Abstract

This study starts with observing modern society as a large, complex object that constantly pours out information. The context for understanding society is composed of information, but due to excessive information, the context becomes loose and the information falls out of context. When we observe nature, we intuitively grasp and understand it through our own experiences and perceptions. In order to grasp our variable modern human society, it is necessary to have a fluid posture, similar to when looking at nature, and I think this is possible through continuous observations of an object through 'playful immersion' and 'contemplation'. When paying attention to an actual object in this way, the nature of the object can be experienced from an open perspective, and the object is recognized as an independent, autonomous object that can exist without human intervention. The sensory memories obtained from the object through perception are sensations, i.e., feelings or impressions, and they accumulate as experiences with the object are repeated, forming their own ‘connection-context’. The main objects of the work are shoes, signs, and maps.
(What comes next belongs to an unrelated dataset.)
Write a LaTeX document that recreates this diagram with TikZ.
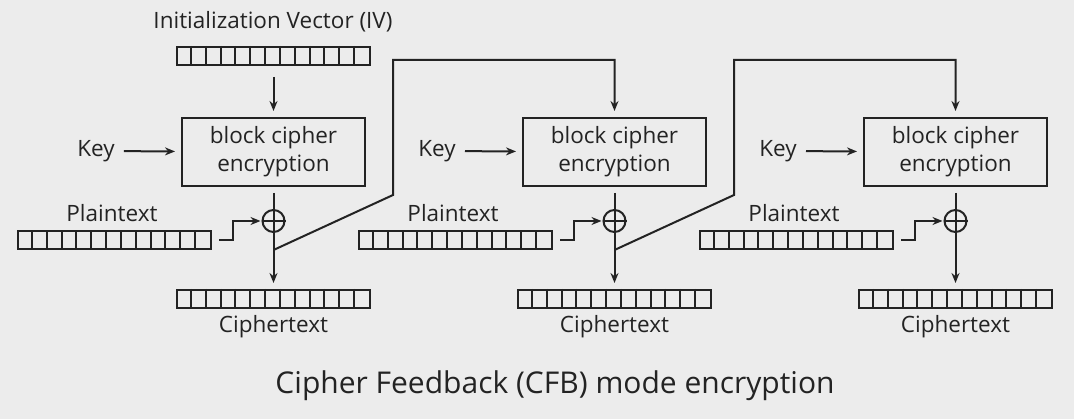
\documentclass[tikz,border=0pt]{standalone}
\usepackage{fontspec}
\setmainfont{Open Sans}
\usetikzlibrary{arrows.meta}
\definecolor{bgcol}{RGB}{236,236,236}
\definecolor{ink}{RGB}{35,35,35}
\tikzset{
  reg/.style={draw,minimum width=193pt,minimum height=18pt,inner sep=0pt},
  cipherbox/.style={draw,minimum width=183pt,minimum height=68pt,inner sep=0pt,align=center,font=\fontsize{22.5}{28}\selectfont},
  lbl/.style={font=\fontsize{22.5}{26}\selectfont},
  xorop/.style={draw,circle,minimum size=22pt,inner sep=0pt},
  >={Stealth[length=10pt,width=8pt]}
}
\newcommand{\cells}[1]{\foreach \k in {1,...,12}
  \draw ([xshift={\k*14.846pt}]#1.north west) -- ([xshift={\k*14.846pt}]#1.south west);}

\begin{document}
\begin{tikzpicture}[x=1pt,y=-1pt,line width=2pt,draw=ink,text=ink]
  \fill[bgcol] (0,0) rectangle (1074,419);
  \useasboundingbox (0,0) rectangle (1074,419);

  \node[lbl] (ivlabel) at (273,22) {Initialization Vector (IV)};
  \node[reg] (iv) at (273.5,56) {};
  \cells{iv}

  \foreach \i in {0,1,2}{
    \pgfmathsetmacro{\dx}{341*\i}
    \node[cipherbox] (blk\i) at (273.5+\dx,152) {block cipher\\encryption};
    \node[lbl] (key\i) at (96+\dx,151) {Key};
    \draw[->,shorten <=5pt,shorten >=6pt] (key\i) -- (blk\i);

    \node[xorop] (xor\i) at (273.5+\dx,221) {};
    \draw (xor\i.north) -- (xor\i.south) (xor\i.west) -- (xor\i.east);
    \draw[shorten <=6pt] (blk\i.south) -- (xor\i.north);

    \node[lbl] (ptlabel\i) at (112+\dx,213) {Plaintext};
    \node[reg] (pt\i) at (114.5+\dx,240.5) {};
    \cells{pt\i}
    \draw[->,shorten >=1pt] ([xshift=7pt]pt\i.east) -- ++(14,0) |- (xor\i.west);

    \node[reg] (ct\i) at (273.5+\dx,299) {};
    \cells{ct\i}
    \node[lbl] (ctlabel\i) at (273.5+\dx,327) {Ciphertext};
    \draw[->,shorten >=6pt] (xor\i.south) -- (ct\i.north);
  }

  \draw[->,shorten <=11pt,shorten >=6pt] (iv) -- (blk0);

  % feedback of the ciphertext into the next block
  \foreach \i/\j in {0/1,1/2}{
    \pgfmathsetmacro{\dx}{341*\i}
    \coordinate (tap\i) at (273.5+\dx,250);
    \coordinate (bend\i) at (393+\dx,195);
    \coordinate (top\i) at (393+\dx,60);
    \draw[->,shorten >=6pt] (tap\i) -- (bend\i) -- (top\i) -| (blk\j.north);
  }

  \node[font=\fontsize{30}{34}\selectfont,text=ink] (title) at (555,386) {Cipher Feedback (CFB) mode encryption};
\end{tikzpicture}
\end{document}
Each of these materials is an individual object and forms a network of relationships, allowing researchers to recognize the world as a compact model. They are installation works that create virtual situations for actual places or world maps, and video works that expand the montage characteristics of digital images and draw images as virtual spaces into real spaces through body movements and voices. The researcher here attempts to see 'another reality of the object' as a link that constitutes the world by expanding the free sensuous nature of human beings, beyond our understanding of society through existing rational judgments or logical thinking.